Xilinx’s, Bob Tait said: “Ten years ago, Xilinx started to combine FPGAs with processors, which has been a very successful product for us. It is being used across a very wide area of applications.
“Xilinx has been developing the family of products over the years - we now have a product that has five different ARM processors, as well as the FPGA fabric that’s built into it. It affords you a huge number of I/Os, so you can connect to many different sensors. With the FPGA fabric you have a lot of flexibility in the processing that you can implement and the types of sensors it can support.
On the network side, you can implement a large variety of network protocols. Then as the network standards evolve, you can change those even after you’ve shipped your products into the field. They are ‘Field Programmable’.
Tait contined: "The other thing that we built into the product is security. We have eight different layers of security implementation right down into the silicon. This allows you to build very secure products and connect securely from sensor through to network."
What Xilinx see in industrial environments is lots of different sensors and lots of different types of data being measured. For example, you might be monitoring a motor system; the speed of it, the current, the temperature of different parts of the system; and all of those different sensors will be able to feed into one chip from Xilinx that will be able to do all the processing.
Tait added: "There is a huge portfolio of products that we offer in this space, covering wide ranges of requirements from very small products to complex and sophisticated, high performance products."
Across all of these different areas, one trend that we see dominating discussion with customers is machine learning.
It is being implemented in lots of different parts of the IIoT space.
Machine learning collects data and creates an analysis that you can use to create a model that can be put into the edge.
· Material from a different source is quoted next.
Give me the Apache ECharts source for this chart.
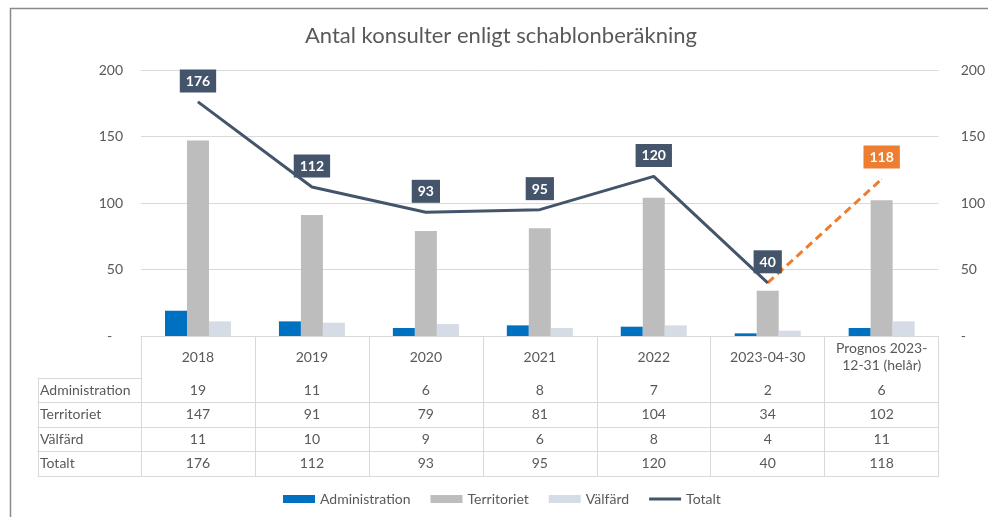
<!DOCTYPE html>
<html>
<head>
<meta charset="utf-8">
<script src="https://cdn.jsdelivr.net/npm/echarts@6/dist/echarts.min.js"></script>
<style>
html, body { margin: 0; padding: 0; background: #fff; }
#chart { width: 988px; height: 517px; }
</style>
</head>
<body>
<div id="chart"></div>
<script>
// kategorier och värden
var categories = ['2018', '2019', '2020', '2021', '2022', '2023-04-30', 'Prognos 2023-\n12-31 (helår)'];
var rowNames = ['Administration', 'Territoriet', 'Välfärd', 'Totalt'];
var administration = [19, 11, 6, 8, 7, 2, 6];
var territoriet = [147, 91, 79, 81, 104, 34, 102];
var valfard = [11, 10, 9, 6, 8, 4, 11];
var totalt = [176, 112, 93, 95, 120, 40, 118];
var yTicks = [0, 50, 100, 150, 200];

var txt = '#595959';
var lineCol = '#d9d9d9';
var font = 'Lato';
var tableRows = [administration, territoriet, valfard, totalt];

// utfall (solid) och prognos (streckad)
var lastActual = 5;
var actual = totalt.map(function (v, i) { return i <= lastActual ? v : '-'; });
var forecast = totalt.map(function (v, i) {
	if (i === lastActual) return { value: v, label: { show: false } };
	return i > lastActual ? v : '-';
});

var chart = echarts.init(document.getElementById('chart'));

// x-axlar: kategorier + tabellrader
var xAxes = [{
	gridIndex: 0,
	type: 'category',
	data: categories,
	axisLine: { lineStyle: { color: lineCol } },
	axisTick: { show: true, interval: 0, length: 140, lineStyle: { color: lineCol } },
	axisLabel: { interval: 0, margin: 21, verticalAlign: 'middle', lineHeight: 17, fontSize: 14, color: txt, fontFamily: font }
}];
var rowOffsets = [42, 66, 91, 115];
tableRows.forEach(function (row, k) {
	xAxes.push({
		gridIndex: 0,
		type: 'category',
		position: 'bottom',
		offset: rowOffsets[k],
		data: categories,
		axisLine: { lineStyle: { color: lineCol } },
		axisTick: { show: false },
		axisLabel: {
			interval: 0, margin: 12, verticalAlign: 'middle', fontSize: 14, color: txt, fontFamily: font,
			formatter: function (v, i) { return String(row[i]); }
		}
	});
});
xAxes.push({
	gridIndex: 0, type: 'category', position: 'bottom', offset: 140, data: categories,
	axisLine: { lineStyle: { color: lineCol } }, axisTick: { show: false }, axisLabel: { show: false }
});

// radnamnskolumn
var nameOffsets = [0, 24, 49, 73, 98];
nameOffsets.forEach(function (off, k) {
	xAxes.push({
		gridIndex: 1,
		type: 'category',
		position: 'bottom',
		offset: off,
		data: [''],
		axisLine: { lineStyle: { color: lineCol } },
		axisTick: { show: k === 0, interval: 0, length: 98, lineStyle: { color: lineCol } },
		axisLabel: { show: false },
		name: rowNames[k] || '',
		nameLocation: 'start',
		nameGap: -2,
		nameTextStyle: { align: 'left', verticalAlign: 'top', padding: [5, 0, 0, 0], fontSize: 14, color: txt, fontFamily: font }
	});
});

function yLab(v) { return v === 0 ? '-   ' : String(v); }

var option = {
	animation: false,
	textStyle: { fontFamily: font },
	title: {
		text: 'Antal konsulter enligt schablonberäkning',
		left: 305, top: 25, padding: 0,
		textStyle: { fontSize: 22, fontWeight: 'normal', color: txt, fontFamily: font }
	},
	legend: {
		left: 283, top: 492, padding: 0,
		itemWidth: 32, itemHeight: 8, itemGap: 20,
		textStyle: { fontSize: 14, color: txt, fontFamily: font },
		data: [
			{ name: 'Administration', icon: 'rect' },
			{ name: 'Territoriet', icon: 'rect' },
			{ name: 'Välfärd', icon: 'rect' },
			{ name: 'Totalt', icon: 'path://M0,0M0,2.5L32,2.5L32,5.5L0,5.5ZM32,8' }
		]
	},
	graphic: [{
		type: 'rect', silent: true,
		shape: { x: 10.5, y: 8.5, width: 990, height: 520 },
		style: { fill: 'none', stroke: '#8a8a8a', lineWidth: 1.5 }
	}],
	grid: [
		{ left: 141, right: 48, top: 70, bottom: 181 },
		{ left: 38, right: 847, top: 330, bottom: 139 }
	],
	xAxis: xAxes,
	yAxis: [{
		gridIndex: 0, type: 'value', min: 0, max: 200, interval: 50,
		axisLine: { show: false }, axisTick: { show: false },
		splitLine: { lineStyle: { color: lineCol } },
		axisLabel: { margin: 18, fontSize: 14, color: txt, fontFamily: font, formatter: yLab }
	}, {
		gridIndex: 0, type: 'value', position: 'right', min: 0, max: 200, interval: 50,
		axisLine: { show: false }, axisTick: { show: false }, splitLine: { show: false },
		axisLabel: { margin: 22, fontSize: 14, color: txt, fontFamily: font, formatter: function (v) { return v === 0 ? '-' : String(v); } }
	}, {
		gridIndex: 1, type: 'value', show: false
	}],
	series: [
		{ name: 'Administration', type: 'bar', xAxisIndex: 0, yAxisIndex: 0, barWidth: 22, barGap: '0%', itemStyle: { color: '#0070C0' }, data: administration },
		{ name: 'Territoriet', type: 'bar', xAxisIndex: 0, yAxisIndex: 0, barWidth: 22, barGap: '0%', itemStyle: { color: '#BDBDBD' }, data: territoriet },
		{ name: 'Välfärd', type: 'bar', xAxisIndex: 0, yAxisIndex: 0, barWidth: 22, barGap: '0%', itemStyle: { color: '#D6DCE5' }, data: valfard },
		{
			name: 'Totalt', type: 'line', xAxisIndex: 0, yAxisIndex: 0, data: actual,
			symbol: 'circle', symbolSize: 1, z: 5,
			lineStyle: { color: '#44546A', width: 3 }, itemStyle: { color: '#44546A' },
			label: {
				show: true, position: 'top', distance: 9,
				backgroundColor: '#44546A', color: '#fff', fontWeight: 'bold', fontSize: 14,
				padding: [5, 6, 4, 6], fontFamily: font
			}
		},
		{
			name: 'Prognos', type: 'line', xAxisIndex: 0, yAxisIndex: 0, data: forecast,
			symbol: 'circle', symbolSize: 1, z: 4,
			lineStyle: { color: '#ED7D31', width: 3, type: [8, 5] }, itemStyle: { color: '#ED7D31' },
			label: {
				show: true, position: 'top', distance: 10,
				backgroundColor: '#ED7D31', color: '#fff', fontWeight: 'bold', fontSize: 14,
				padding: [5, 6, 4, 6], fontFamily: font
			}
		}
	]
};

chart.setOption(option);
</script>
</body>
</html>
So you can effectively implement intelligence on a macro scale but within a very compact format.
It’s an area of a lot of innovation. It’s an area I’d suggest you look into if you’re looking for opportunities.
Tait concluded: "Another big driver in industrial is vision, which is cutting across a whole range of applications. So we see it in consumer, Virtual Reality (VR), Augmented Reality (AR); we also see it in automotive and aeronautics.
Machine learning is a key part of that, because it is taking these smart vision systems (where you can make some decisions about what is going on in the environment based on the image data you are collecting), to a system that is autonomous; cobots, autonomous cars, etc.
So that’s the trend we are seeing at moment in the vision space. So going from smart vision (e.g., object attention), to autonomous systems (e.g., drone collision avoidance based on camera input).